Hey, Todd, you're so worked up about this quarry vote, you missed Justin Bieber at Linda Mar Beach the other day. I know you're a big fan :)

Ian, just vote NO if it becomes a ballot measure.


I was told that Mooney's garden would remain.

After a careful reading of the initiative, I found several sections that don't jibe with your description that it is "just a vote to approve housing." Specifically, these passages:

"The voters expressly state that any development approved by the City Council that contains residential development and that does not meet all of the conditions prescribed by subsection B shall be subject to an additional vote of the electorate before that nonconforming developmentā€™s final approval and authorization." (Subsection B includes specific requirements for city review, open space, traffic, residential, hotel, and green building standards.)

-- and --

"This Initiative must be broadly construed to achieve the purposes stated above. It is the intent of the voters that the provisions of this Initiative be interpreted or implemented by the City and others in a manner that facilitates the purpose set forth in this Initiative."

There is certainly some wiggle room as to what "broadly construed" means, but it seems to me that the developers would have to stick pretty close to the plan.

I'm obviously no expert on this, and would welcome more input on what this really means.


Just vote NO if the initiative makes it to the ballot. The lawyers have thrown up a bunch of smoke and mirrors to confuse, but a simple NO vote is all it takes.


Written by/for developer Eenhoorn, business colleague Zentner et al., the initiative REMOVES PACIFICA VOTERS' RIGHT TO VOTE FOREVER on housing in the quarry.

That's the real purpose of this cleverly written legal document, which promises "millions of dollars" to Pacifica. At the same time it will:

(1) Rezone the rest of the quarry to commercial.
(2) Remove citizens' ability to vote on housing in the quarry.
(3) Change or require change to Pacifica's General Plan.
(4) Apparently, also address a "sea wall...badly" in need of repair.*
(5) Review traffic flow.

Packing in hundreds of households like sardines, with a hotel, amphitheater, trails, roads into Rockaway, and the quarry, means a lot more traffic -- at least double current traffic.
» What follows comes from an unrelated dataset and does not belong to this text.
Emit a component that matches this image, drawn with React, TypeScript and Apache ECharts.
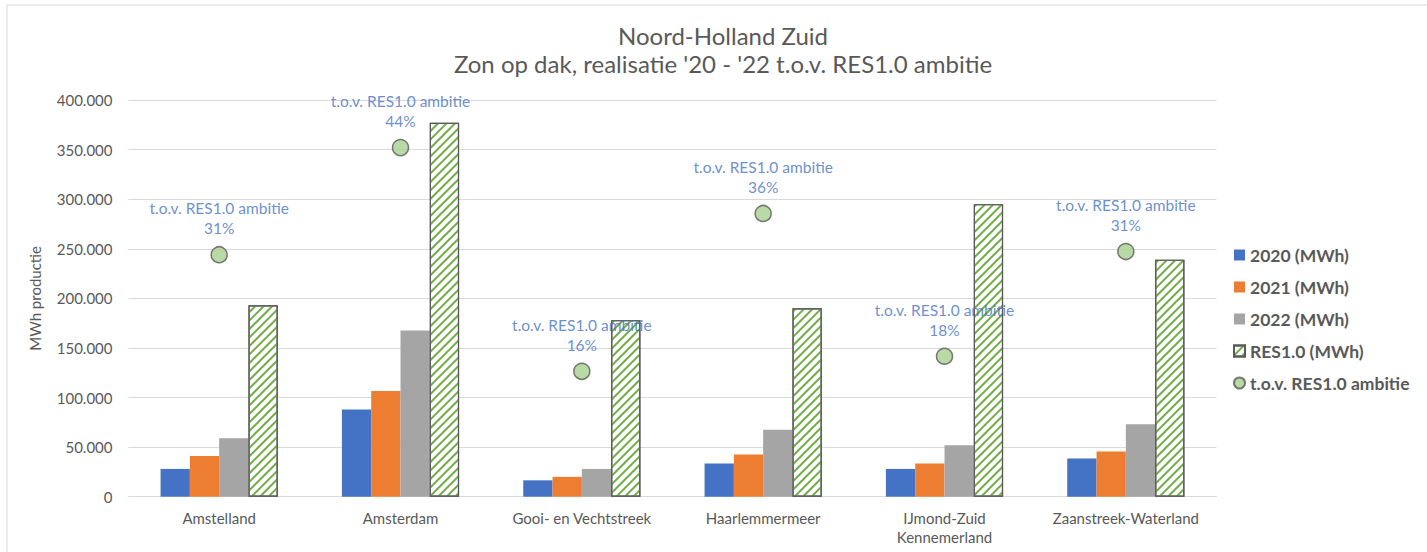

We may assume that the Eenhoorn/Zentner vision includes widening of Highway 1 in Pacifica.

(6) Nullify any and all other initiatives and measures on the same ballot regarding the quarry.

That's right:

Although the language refers to "the people of Pacifica," it is worth noting that this initiative is of, by, and for the current quarry owner and business colleague Zentner et al., and will result in the highest-density housing in Pacifica, accompanied by removal and destruction of the very ecosystem the builder claims to "restore."

These folks are from out of town -- they have no real stake in livability in Pacifica!

at a very minimum, Eenhoorn/ Zentner et al. will have increased the value of the property and can turn it at a favorable price!

Yeah, yeah, yeah. It's a lot of hoo-ha, but it's still just a vote to approve housing. All the other stuff is whitewash. The sad thing is that Mike Mooney will lose his wonderful garden inside the quarry, and that is a shame for him, as he's a sponsor of the proposal. Shame on Zentner et al.

"The Pacifica Quarry Restoration and Responsible Development Initiative" is neither a restoration nor is it responsible:

Roughly two-thirds of the quarry will have buildings, trails, and 318 or more human residents with their pets, friends, children, and cars. This development, despite the laying on of words to the contrary, is destruction, as most of the quarry is protected wildlife habitat/open space.

Adding 318 to as many as 1,000 people into the relatively small space abutting Rockaway and closed off on one side by the ocean converts a scenic coastal town to an overcrowded traffic SNAFU with high-density housing as crowded as San Francisco.

Pacificans will lose their scenic coastal town, and get "Daly City on the Coast."